Single cell genome sequencing has become a useful tool in medicine and biology studies. However, an independent library is required for each cell in single cell genome sequencing, so that the cost grows in step with the number of cells. In this study, we report a study on efficient single-cell copy number variation (CNV) analysis based on overlapping pooling strategy together with branch and bound (B&B) algorithm. Single cells are overlapped pooled before sequencing, and later are assorted into specific types by estimating their CNV patterns by B&B algorithm. Instead of constructing libraries for each cell, a library is required only for each pool. As long as the number of pools is smaller than the cells, fewer libraries are needed, and a lower cost is spent. Through computer simulations, we overlapping pooled 80 cells into 40 and 27 pools and classified them into cell types based on CNV pattern. The results showed that 84% cells in 40 pools and 76.5% cells in 27 pools were correctly classified on average, while only half or one-third of the sequencing libraries are required. Combining with traditional approaches, our method is expected to significantly improve the efficiency of single cell genome sequencing.

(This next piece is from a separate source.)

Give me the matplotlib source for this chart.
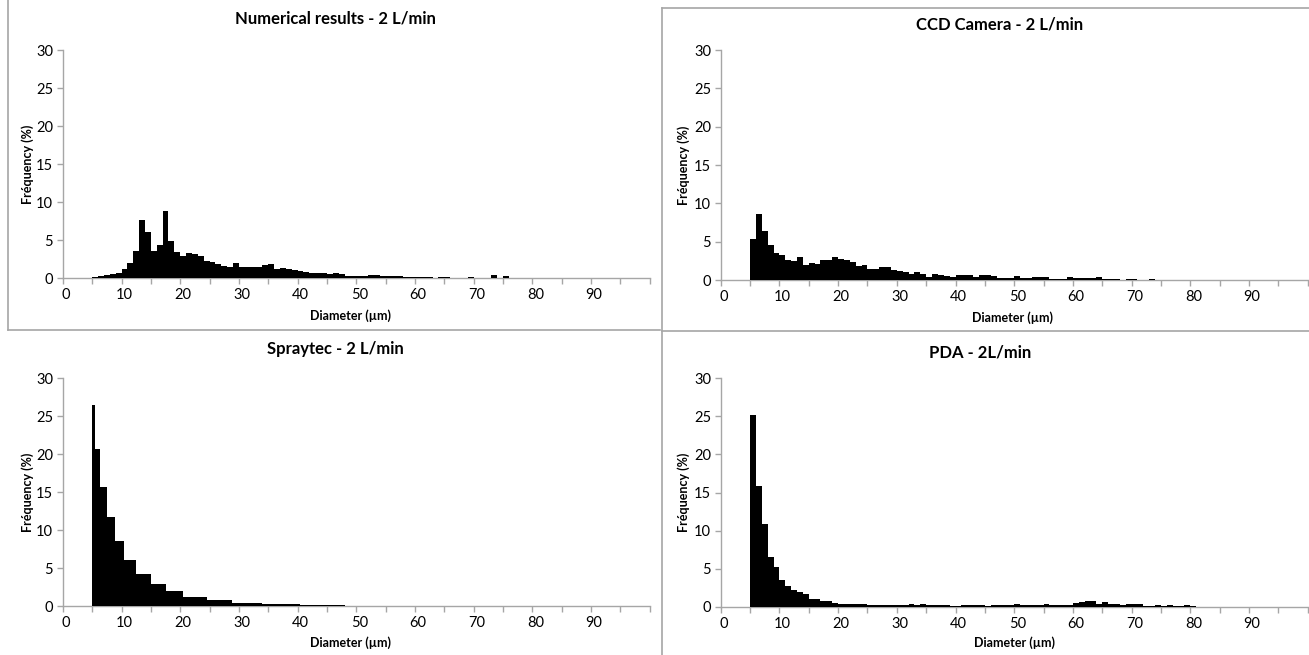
import numpy as np
import matplotlib
matplotlib.use("Agg")
import matplotlib.pyplot as plt
from matplotlib.lines import Line2D
from matplotlib.transforms import ScaledTranslation

plt.rcParams['font.family'] = ['Lato', 'DejaVu Sans']

# ---------------- data ----------------
# 1-µm bins starting at 5 µm (left edges)
num_left = list(range(5, 95))
num_freq = [0.1, 0.3, 0.45, 0.5, 0.6, 1.2, 2.0, 3.6, 7.6, 6.1,
            3.6, 4.4, 8.8, 4.9, 3.4, 2.9, 3.3, 3.1, 2.9, 2.2,
            2.1, 1.9, 1.6, 1.4, 2.0, 1.5, 1.5, 1.4, 1.4, 1.7,
            1.9, 1.2, 1.3, 1.2, 1.0, 0.9, 0.8, 0.7, 0.7, 0.7,
            0.5, 0.6, 0.5, 0.3, 0.3, 0.25, 0.25, 0.35, 0.35, 0.2,
            0.2, 0.25, 0.25, 0.1, 0.1, 0.1, 0.1, 0.1, 0.05, 0.1,
            0.1, 0.05, 0.05, 0.05, 0.1, 0.05, 0.05, 0.05, 0.35, 0.05,
            0.2, 0.05, 0.05, 0.05, 0.05, 0.05, 0.05, 0.05, 0.05, 0.05,
            0.05, 0.05, 0.05, 0.05, 0.05, 0.05, 0.05, 0.05, 0.05, 0.05]

ccd_left = list(range(5, 90))
ccd_freq = [5.4, 8.6, 6.45, 4.6, 3.5, 3.3, 2.6, 2.5, 3.05, 1.9,
            2.2, 2.1, 2.65, 2.65, 3.05, 2.7, 2.55, 2.4, 1.85, 2.0,
            1.5, 1.4, 1.7, 1.7, 1.3, 1.2, 1.1, 0.75, 1.0, 0.75,
            0.45, 0.8, 0.65, 0.5, 0.4, 0.65, 0.65, 0.6, 0.45, 0.6,
            0.7, 0.5, 0.3, 0.25, 0.2, 0.5, 0.25, 0.25, 0.45, 0.4,
            0.4, 0.15, 0.15, 0.1, 0.35, 0.3, 0.25, 0.25, 0.25, 0.35,
            0.1, 0.1, 0.1, 0.05, 0.1, 0.1, 0.05, 0.05, 0.1, 0.05,
            0.05, 0.0, 0.05, 0.0, 0.05, 0.0, 0.0, 0.0, 0.0, 0.05,
            0.0, 0.0, 0.0, 0.05, 0.0]

# Spraytec: variable-width (log-spaced) bins
spr_edges = [5.0, 5.45, 6.4, 7.45, 8.95, 10.45, 12.45, 14.95, 17.5, 20.5,
             24.5, 28.9, 34.0, 40.4, 48.0, 57.0]
spr_freq = [26.4, 20.7, 15.65, 11.7, 8.5, 6.1, 4.15, 2.9, 1.93, 1.23,
            0.79, 0.44, 0.26, 0.13, 0.05]

pda_left = list(range(5, 84))
pda_freq = [25.1, 15.9, 10.9, 6.6, 5.2, 3.6, 2.75, 2.2, 2.0, 1.65,
            1.1, 1.1, 0.8, 0.8, 0.5, 0.4, 0.4, 0.4, 0.35, 0.4,
            0.3, 0.2, 0.25, 0.3, 0.3, 0.3, 0.25, 0.45, 0.2, 0.4,
            0.2, 0.3, 0.3, 0.25, 0.1, 0.15, 0.2, 0.2, 0.2, 0.25,
            0.15, 0.25, 0.2, 0.2, 0.2, 0.4, 0.2, 0.2, 0.2, 0.2,
            0.4, 0.3, 0.3, 0.3, 0.2, 0.55, 0.6, 0.75, 0.75, 0.4,
            0.65, 0.4, 0.4, 0.2, 0.35, 0.4, 0.35, 0.15, 0.15, 0.2,
            0.1, 0.3, 0.1, 0.1, 0.25, 0.08, 0.05, 0.05, 0.05]

titles = ["Numerical results - 2 L/min", "CCD Camera - 2 L/min",
          "Spraytec - 2 L/min", "PDA - 2L/min"]
xlabel = "Diameter (µm)"
ylabel = "Fréquency (%)"
x_ticks = list(range(0, 101, 5))
x_ticklabels = [str(v) if (v % 10 == 0 and v < 100) else "" for v in x_ticks]
y_ticks = list(range(0, 31, 5))

# ---------------- figure ----------------
W, H = 1309, 655
fig = plt.figure(figsize=(W / 100, H / 100), dpi=100)
gray = "#a6a6a6"

def px_axes(x0, x1, ytop, ybot):
    return fig.add_axes([x0 / W, 1 - ybot / H, (x1 - x0) / W, (ybot - ytop) / H])

axes = [px_axes(62.8, 649.8, 50, 278),
        px_axes(720.7, 1307.7, 50, 280),
        px_axes(62.8, 649.8, 378, 606),
        px_axes(720.7, 1307.7, 378, 607)]

axes[0].bar(num_left, num_freq, width=1.0, align='edge', color='black', linewidth=0, zorder=3)
axes[1].bar(ccd_left, ccd_freq, width=1.0, align='edge', color='black', linewidth=0, zorder=3)
axes[2].bar(spr_edges[:-1], spr_freq, width=np.diff(spr_edges), align='edge',
            color='black', linewidth=0, zorder=3)
axes[3].bar(pda_left, pda_freq, width=1.0, align='edge', color='black', linewidth=0, zorder=3)

shift = ScaledTranslation(3 / 100, 0, fig.dpi_scale_trans)
for ax in axes:
    ax.set_xlim(0, 100)
    ax.set_ylim(0, 30)
    ax.set_xticks(x_ticks)
    ax.set_xticklabels(x_ticklabels)
    ax.set_yticks(y_ticks)
    for s in ("top", "right"):
        ax.spines[s].set_visible(False)
    for s in ("left", "bottom"):
        ax.spines[s].set_color(gray)
        ax.spines[s].set_linewidth(1.0)
        ax.spines[s].set_zorder(1)
    ax.tick_params(axis='both', direction='out', length=4, width=1.0, color=gray,
                   labelsize=10.5, labelcolor='black')
    ax.tick_params(axis='x', pad=3)
    ax.tick_params(axis='y', pad=3)
    for lab in ax.get_xticklabels():
        lab.set_transform(lab.get_transform() + shift)
    ax.patch.set_alpha(0)

# titles, axis labels (pixel positions)
title_pos = [(335, 18), (1000, 25), (335, 349), (980, 353)]
xlab_pos = [(350, 316), (1012, 318), (350, 643), (1015, 643)]
ylab_pos = [(28, 164), (684, 165), (28, 492), (684, 492)]
for t, (tx, ty), (lx, ly), (yx, yy) in zip(titles, title_pos, xlab_pos, ylab_pos):
    fig.text(tx / W, 1 - ty / H, t, ha='center', va='center', fontsize=12, fontweight='bold')
    fig.text(lx / W, 1 - ly / H, xlabel, ha='center', va='center', fontsize=9, fontweight='bold')
    fig.text(yx / W, 1 - yy / H, ylabel, ha='center', va='center', fontsize=9,
             fontweight='bold', rotation=90)

# panel frame lines
def fline(x0, y0, x1, y1):
    fig.add_artist(Line2D([x0 / W, x1 / W], [1 - y0 / H, 1 - y1 / H],
                          transform=fig.transFigure, color=gray, linewidth=1.2))

fline(8, 0, 8, 330)
fline(8, 330, 660, 330)
fline(662, 8, 662, 655)
fline(662, 8, 1309, 8)
fline(662, 331, 1309, 331)

fig.savefig("out.png", dpi=100)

The dataset contains the statistics of the sequencing data and the copy number profiles of the single cells.
The single-cell sequencing data of 80 single cells from 7 tumor patients with Triple-Negative Breast Cancer (TNBC) were downloaded in FASTQ format from National Center for Biotechnology Information (NCBI) [15] under Sequence Read Archive (SRA) accessions SRP064210.
Performed basic statistics on BAM files mapped to the human genome hg19. We followed the protocol put forward by Baslan et al. to obtain the copy number profile of single cells.
From the sequencing data statistics file, we can get the number of single cells used for analysis. The number of sequencing reads, mapping rate, genome coverage, and sequencing depth were also included.
From the copy number profiles file, we can know the copy number of every single cell under the current bin size.